### Problem requirements
Skip the pictures. Reproduce all other material exactly.
______________________________
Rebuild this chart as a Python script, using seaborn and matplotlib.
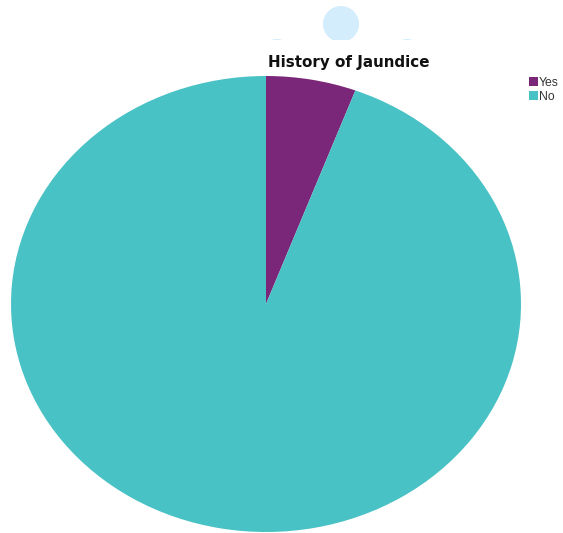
import matplotlib
matplotlib.use("Agg")
import matplotlib.pyplot as plt
import seaborn as sns
from matplotlib.patches import Patch, Circle

categories = ["Yes", "No"]
values = [5.7, 94.3]
colors = ["#7b2779", "#48c2c5"]
title = "History of Jaundice"

sns.set_theme(style="white")
plt.rcParams["font.family"] = ["Liberation Sans", "DejaVu Sans"]

W, H = 563, 533
fig = plt.figure(figsize=(W / 100, H / 100), dpi=100)
fig.patch.set_facecolor("white")

# decorative faint circles at top
deco = fig.add_axes([0, 1 - 40 / H, 1, 40 / H])
deco.set_xlim(0, W)
deco.set_ylim(40, 0)
deco.axis("off")
for (cx, cy, r) in [(341, 24, 18), (277, 56, 17), (407, 56, 17)]:
    deco.add_patch(Circle((cx, cy), r, color="#d3edfc", lw=0))

ax = fig.add_axes([11 / W, 1 - 532 / H, 510 / W, 456 / H])
ax.pie(values, colors=colors, startangle=90, counterclock=False,
       wedgeprops=dict(linewidth=0))
ax.set_aspect("auto")
ax.set_xlim(-1, 1)
ax.set_ylim(-1, 1)
ax.axis("off")

fig.text(349 / W, 1 - 63 / H, title, ha="center", va="center",
         fontsize=10.9, fontweight="bold", color="#111111", family="DejaVu Sans")

handles = [Patch(facecolor=c, edgecolor="none", label=l) for c, l in zip(colors, categories)]
fig.legend(handles=handles, loc="upper left", bbox_to_anchor=(529 / W, 1 - 77 / H),
           frameon=False, fontsize=8.8, handlelength=0.7, handleheight=0.7,
           handletextpad=0.12, labelspacing=0.15, borderpad=0, borderaxespad=0,
           labelcolor="#333333")

fig.savefig("out.png", dpi=100, facecolor="white")
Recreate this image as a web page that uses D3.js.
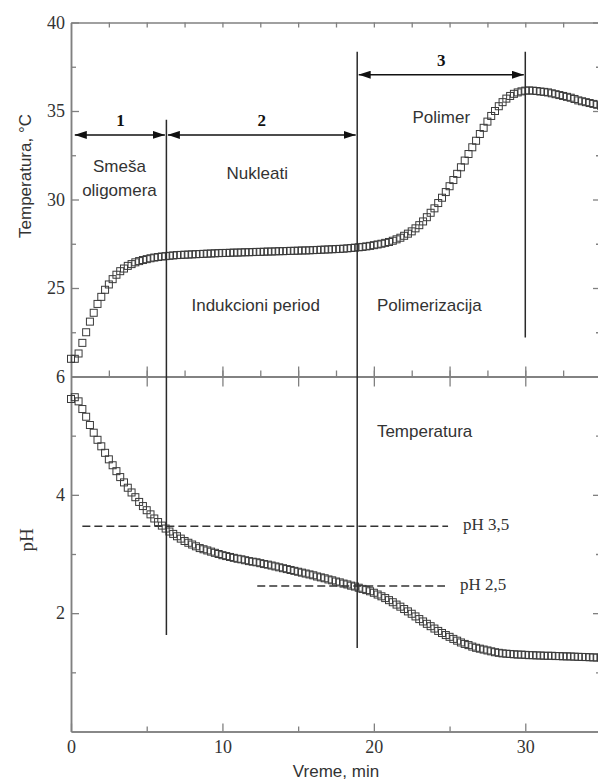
______________________________
### Problem solution
Rebuild this chart as a Python script, using seaborn and matplotlib.
import matplotlib
matplotlib.use("Agg")
import matplotlib.pyplot as plt
import seaborn as sns
from matplotlib.patches import Patch, Circle

categories = ["Yes", "No"]
values = [5.7, 94.3]
colors = ["#7b2779", "#48c2c5"]
title = "History of Jaundice"

sns.set_theme(style="white")
plt.rcParams["font.family"] = ["Liberation Sans", "DejaVu Sans"]

W, H = 563, 533
fig = plt.figure(figsize=(W / 100, H / 100), dpi=100)
fig.patch.set_facecolor("white")

# decorative faint circles at top
deco = fig.add_axes([0, 1 - 40 / H, 1, 40 / H])
deco.set_xlim(0, W)
deco.set_ylim(40, 0)
deco.axis("off")
for (cx, cy, r) in [(341, 24, 18), (277, 56, 17), (407, 56, 17)]:
    deco.add_patch(Circle((cx, cy), r, color="#d3edfc", lw=0))

ax = fig.add_axes([11 / W, 1 - 532 / H, 510 / W, 456 / H])
ax.pie(values, colors=colors, startangle=90, counterclock=False,
       wedgeprops=dict(linewidth=0))
ax.set_aspect("auto")
ax.set_xlim(-1, 1)
ax.set_ylim(-1, 1)
ax.axis("off")

fig.text(349 / W, 1 - 63 / H, title, ha="center", va="center",
         fontsize=10.9, fontweight="bold", color="#111111", family="DejaVu Sans")

handles = [Patch(facecolor=c, edgecolor="none", label=l) for c, l in zip(colors, categories)]
fig.legend(handles=handles, loc="upper left", bbox_to_anchor=(529 / W, 1 - 77 / H),
           frameon=False, fontsize=8.8, handlelength=0.7, handleheight=0.7,
           handletextpad=0.12, labelspacing=0.15, borderpad=0, borderaxespad=0,
           labelcolor="#333333")

fig.savefig("out.png", dpi=100, facecolor="white")
Recreate this image as a web page that uses D3.js.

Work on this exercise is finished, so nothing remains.